Сегодня, как и много-много лет назад, я заново, уже во второй раз — только теперь уже в воспоминаниях — переживаю войну. Я слышу, вижу ее. Далекие военные годы, словно птицы, проносятся над головой, шумят, как знамена...

Но, может быть, хватит о войне?

Не следовало ли продолжить воспоминания, рассказав хотя бы коротко о первых, самых первых днях мира? Разве можно так вот и не упомянуть об этой замечательнейшей, счастливейшей поре, когда мы были еще так молоды? И когда еще такой яркой, такой молодой была сама наша победа?

Все жили тогда под впечатлением этой победы. Радовались, что уцелели, остались живы, гордились, что отвоевали мир.

Наверное, это были лучшие годы нашей жизни, и за всплеском всеобщей радости, всеобщим ликованием мы как-то не сразу начали понимать, как много потеряно нами, потеряно безвозвратно.
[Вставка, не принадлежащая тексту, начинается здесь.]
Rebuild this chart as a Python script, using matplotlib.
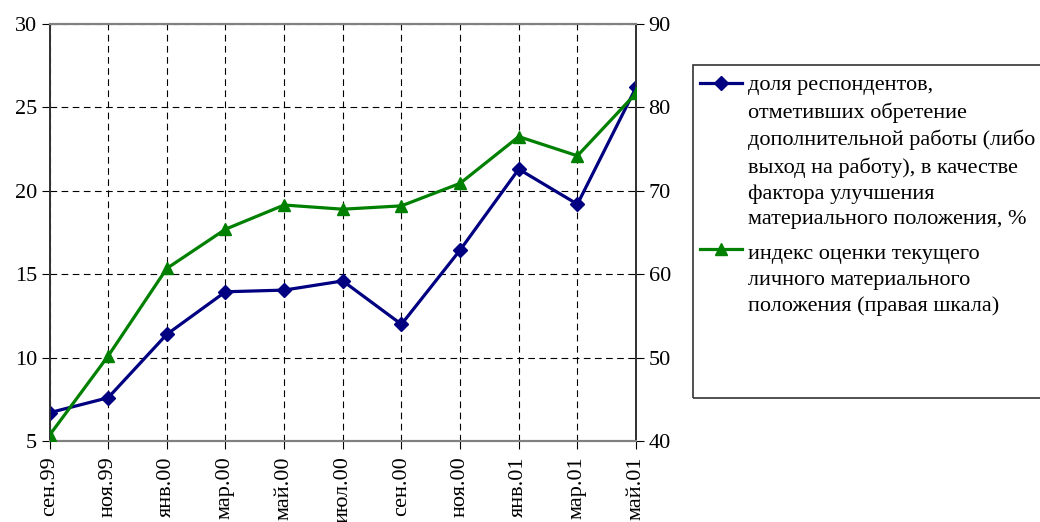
import matplotlib
matplotlib.use("Agg")
import matplotlib.pyplot as plt
from matplotlib.patches import Rectangle
from matplotlib.lines import Line2D

plt.rcParams['font.family'] = ['Liberation Serif', 'DejaVu Serif']

# данные
months = ["сен.99", "ноя.99", "янв.00", "мар.00", "май.00", "июл.00",
          "сен.00", "ноя.00", "янв.01", "мар.01", "май.01"]
share_job = [6.7, 7.6, 11.4, 13.95, 14.05, 14.6, 12.0, 16.45, 21.3, 19.2, 26.2]
index_state = [40.7, 50.2, 60.7, 65.4, 68.3, 67.8, 68.2, 70.9, 76.5, 74.2, 81.7]

label_job = ("доля респондентов,\nотметивших обретение\nдополнительной работы (либо\n"
             "выход на работу), в качестве\nфактора улучшения\nматериального положения, %")
label_index = "индекс оценки текущего\nличного материального\nположения (правая шкала)"

W, H = 1040, 522
fig = plt.figure(figsize=(W / 100, H / 100), dpi=100)
ax = fig.add_axes([0.0476, 0.155, 0.564, 0.799])
ax2 = ax.twinx()

x = list(range(len(months)))
ax.plot(x, share_job, color="#000080", lw=2.3, marker="D", ms=7.5, zorder=3)
ax2.plot(x, index_state, color="#008000", lw=2.3, marker="^", ms=9, zorder=3)

ax.set_xlim(0, len(months) - 1)
ax.set_ylim(5, 30)
ax2.set_ylim(40, 90)
ax.set_yticks([5, 10, 15, 20, 25, 30])
ax2.set_yticks([40, 50, 60, 70, 80, 90])
ax.set_xticks(x)
ax.set_xticklabels(months, rotation=90, fontsize=16)
ax.tick_params(axis="y", labelsize=16, length=6, direction="out", pad=3)
ax2.tick_params(axis="y", labelsize=16, length=6, direction="out", pad=3)
ax.tick_params(axis="x", length=6, direction="out", pad=5)

ax.grid(True, color="black", ls=(0, (6, 4)), lw=0.8)
ax.set_axisbelow(True)

for a in (ax, ax2):
    a.spines["top"].set_color("#808080")
    a.spines["top"].set_linewidth(1.5)
    a.spines["bottom"].set_color("#808080")
    a.spines["bottom"].set_linewidth(1.5)
    a.spines["left"].set_color("#333333")
    a.spines["right"].set_color("#333333")
    a.spines["left"].set_linewidth(1.3)
    a.spines["right"].set_linewidth(1.3)

# легенда вручную: маркер на уровне первой строки
fig.patches.append(Rectangle((693 / W, 1 - 398 / H), 0.4, (398 - 65) / H,
                             transform=fig.transFigure, fill=False,
                             edgecolor="#333333", lw=1.2, clip_on=False))
# (текст, цвет, маркер, размер, y маркера, y базовой линии последней строки)
entries = [(label_job, "#000080", "D", 7, 83, 224),
           (label_index, "#008000", "^", 8.5, 249, 311)]
for text, col, mk, ms, hy, by in entries:
    fig.add_artist(Line2D([700 / W, 742 / W], [1 - hy / H] * 2, color=col, lw=2.3,
                          transform=fig.transFigure))
    fig.add_artist(Line2D([721 / W], [1 - hy / H], color=col, marker=mk, ms=ms,
                          transform=fig.transFigure))
    fig.text(748 / W, 1 - by / H, text, fontsize=16, va="baseline", ha="left",
             linespacing=1.45)

fig.savefig("out.png", dpi=100)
Горечь утрат, скорбь о тех, кто должен бы сейчас быть рядом с нами, но кого нет, кого так сильно всем не хватает — это пришло потом.

А может, стоило рассказать подробнее о Корее? Посвятить хотя бы еще несколько страниц этой прекрасной земле Чосен, стране чудес, стране тишины и спокойствия, стране утренней свежести? Какими только удивительными словами не называют свой край корейцы! Мне есть что поведать об этой полулегендарной, почти мифической стране, в которой я уже после войны прослужил без малого два года.

А не вспомнить ли о «Новгороде»? О большом океанском, типа «Либерти», пароходе в десять тысяч тонн водоизмещением, одном из тех, какие поставлялись нам в войну Америкой по ленд-лизу?

Грузовые «Либерти» были цельносварными, изготовленными без единой заклепки — по тем временам это считалось выдающимся достижением техники. На одном-то из них, названном «Новгород», в апреле 1947 года я вместе с двумя тысячами таких же, как и сам, солдат во второй раз, только теперь в обратном направлении, пересек Японское море.

Пароход держал путь к берегам России. Посьет был первым уголком родной земли, на которую после таких долгих лет разлуки мы ступили; день, когда это произошло, навсегда остался одним из самых счастливейших в нашей жизни.

А тот заветный, разукрашенный зелеными ветками эшелон, шумный, развеселый, в котором развозились по домам демобилизованные солдаты?

С песнями, с музыкой, на какую только были способны все наши баяны и аккордеоны, летел тот эшелон через всю страну с востока на запад. «Пятьсот — веселый!» — говорит ли это название что-нибудь тем, кому сегодня исполнилось двадцать?

Я мог бы написать обо всем упомянутом, и все это было бы об одном — о любви.

О любви?

Да, о великой беззаветной любви к самому дорогому, что только может быть у человека — к своей Родине.

Я знаю: есть люди, сограждане, которые и сегодня, более полувека спустя после свершения Великой Октябрьской революции, и более четверти века после Победы в Великой Отечественной войне, стесняются говорить о любви к Отечеству.

Стесняются — чего?

Любви?

Отечества? 

Солдат говорит открыто. Он не стыдится своей верности.

Торжественно и во всеуслышание перед лицом своих товарищей по оружию он дал слово, поклялся быть честным, дисциплинированным, бдительным бойцом, готовым по первому зову партии и правительства выступить на защиту своей Родины — Союза Советских Социалистических Республик, и как воин Советской Армии защищать ее мужественно и умело, с достоинством и честью, не щадя ни своей крови, ни самой жизни для достижения полной победы над врагами.

Все объясняющими этими словами из военной присяги я и заканчиваю.